## Begin DATA PROVIDED
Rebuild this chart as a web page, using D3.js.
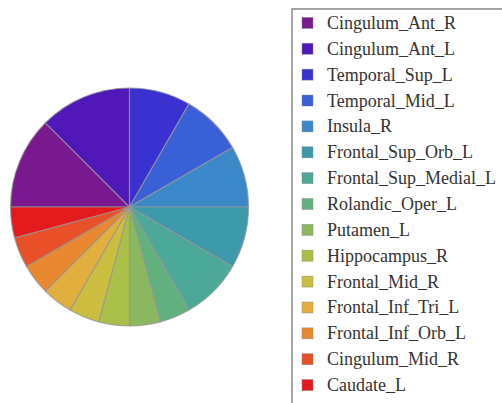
<!DOCTYPE html>
<html><head><meta charset="utf-8">
<script src="https://cdn.jsdelivr.net/npm/d3@7"></script>
<style>html,body{margin:0;padding:0;background:#fff;overflow:hidden}
text{font-family:"Liberation Serif","DejaVu Serif",serif;}</style>
</head><body>
<svg id="chart" width="502" height="403"></svg>
<script>
const categories = ["Cingulum_Ant_R","Cingulum_Ant_L","Temporal_Sup_L","Temporal_Mid_L","Insula_R","Frontal_Sup_Orb_L","Frontal_Sup_Medial_L","Rolandic_Oper_L","Putamen_L","Hippocampus_R","Frontal_Mid_R","Frontal_Inf_Tri_L","Frontal_Inf_Orb_L","Cingulum_Mid_R","Caudate_L"];
const values = [3,3,2,2,2,2,2,1,1,1,1,1,1,1,1];
const colors = ["#7a1890","#5018b8","#3a32d0","#3a60d8","#3a88c8","#3c9aaa","#4ca898","#62b07e","#8ab85e","#aabf48","#cabd40","#e2ae3e","#e88830","#e85028","#e41a1c"];

const svg = d3.select("#chart");
const cx = 129.5, cy = 207, r = 119;
const data = categories.map((c,i)=>({name:c, value:values[i], color:colors[i]}));
const pie = d3.pie().sort(null).value(d=>d.value).startAngle(-Math.PI/2).endAngle(3*Math.PI/2);
const arc = d3.arc().innerRadius(0).outerRadius(r);
const g = svg.append("g").attr("transform",`translate(${cx},${cy})`);
g.selectAll("path").data(pie(data)).join("path")
  .attr("d",arc).attr("fill",d=>d.data.color)
  .attr("stroke","rgba(150,150,150,0.75)").attr("stroke-width",1.2);

// legend
const lg = svg.append("g");
lg.append("rect").attr("x",292).attr("y",9).attr("width",260).attr("height",430)
  .attr("fill","#fff").attr("stroke","#8a8a8a").attr("stroke-width",1.5);
const y = d3.scaleBand().domain(categories).range([10,398]);
const items = lg.selectAll("g.item").data(data).join("g").attr("class","item")
  .attr("transform",d=>`translate(0,${y(d.name)+y.bandwidth()/2})`);
items.append("rect").attr("x",302).attr("y",-5.5).attr("width",11).attr("height",11)
  .attr("fill",d=>d.color).attr("stroke","rgba(130,130,130,0.5)").attr("stroke-width",0.8);
items.append("text").attr("x",327).attr("y",6)
  .style("font-family","'Liberation Serif', 'DejaVu Serif', serif").attr("font-size",18)
  .attr("fill","#333").text(d=>d.name);
</script>
</body></html>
## End DATA PROVIDED
**WHAT TO DO:**
Leave out the pictures and transcribe everything else exactly.

**SOLUTION BELOW:**
Rebuild this chart as a web page, using D3.js.
<!DOCTYPE html>
<html><head><meta charset="utf-8">
<script src="https://cdn.jsdelivr.net/npm/d3@7"></script>
<style>html,body{margin:0;padding:0;background:#fff;overflow:hidden}
text{font-family:"Liberation Serif","DejaVu Serif",serif;}</style>
</head><body>
<svg id="chart" width="502" height="403"></svg>
<script>
const categories = ["Cingulum_Ant_R","Cingulum_Ant_L","Temporal_Sup_L","Temporal_Mid_L","Insula_R","Frontal_Sup_Orb_L","Frontal_Sup_Medial_L","Rolandic_Oper_L","Putamen_L","Hippocampus_R","Frontal_Mid_R","Frontal_Inf_Tri_L","Frontal_Inf_Orb_L","Cingulum_Mid_R","Caudate_L"];
const values = [3,3,2,2,2,2,2,1,1,1,1,1,1,1,1];
const colors = ["#7a1890","#5018b8","#3a32d0","#3a60d8","#3a88c8","#3c9aaa","#4ca898","#62b07e","#8ab85e","#aabf48","#cabd40","#e2ae3e","#e88830","#e85028","#e41a1c"];

const svg = d3.select("#chart");
const cx = 129.5, cy = 207, r = 119;
const data = categories.map((c,i)=>({name:c, value:values[i], color:colors[i]}));
const pie = d3.pie().sort(null).value(d=>d.value).startAngle(-Math.PI/2).endAngle(3*Math.PI/2);
const arc = d3.arc().innerRadius(0).outerRadius(r);
const g = svg.append("g").attr("transform",`translate(${cx},${cy})`);
g.selectAll("path").data(pie(data)).join("path")
  .attr("d",arc).attr("fill",d=>d.data.color)
  .attr("stroke","rgba(150,150,150,0.75)").attr("stroke-width",1.2);

// legend
const lg = svg.append("g");
lg.append("rect").attr("x",292).attr("y",9).attr("width",260).attr("height",430)
  .attr("fill","#fff").attr("stroke","#8a8a8a").attr("stroke-width",1.5);
const y = d3.scaleBand().domain(categories).range([10,398]);
const items = lg.selectAll("g.item").data(data).join("g").attr("class","item")
  .attr("transform",d=>`translate(0,${y(d.name)+y.bandwidth()/2})`);
items.append("rect").attr("x",302).attr("y",-5.5).attr("width",11).attr("height",11)
  .attr("fill",d=>d.color).attr("stroke","rgba(130,130,130,0.5)").attr("stroke-width",0.8);
items.append("text").attr("x",327).attr("y",6)
  .style("font-family","'Liberation Serif', 'DejaVu Serif', serif").attr("font-size",18)
  .attr("fill","#333").text(d=>d.name);
</script>
</body></html>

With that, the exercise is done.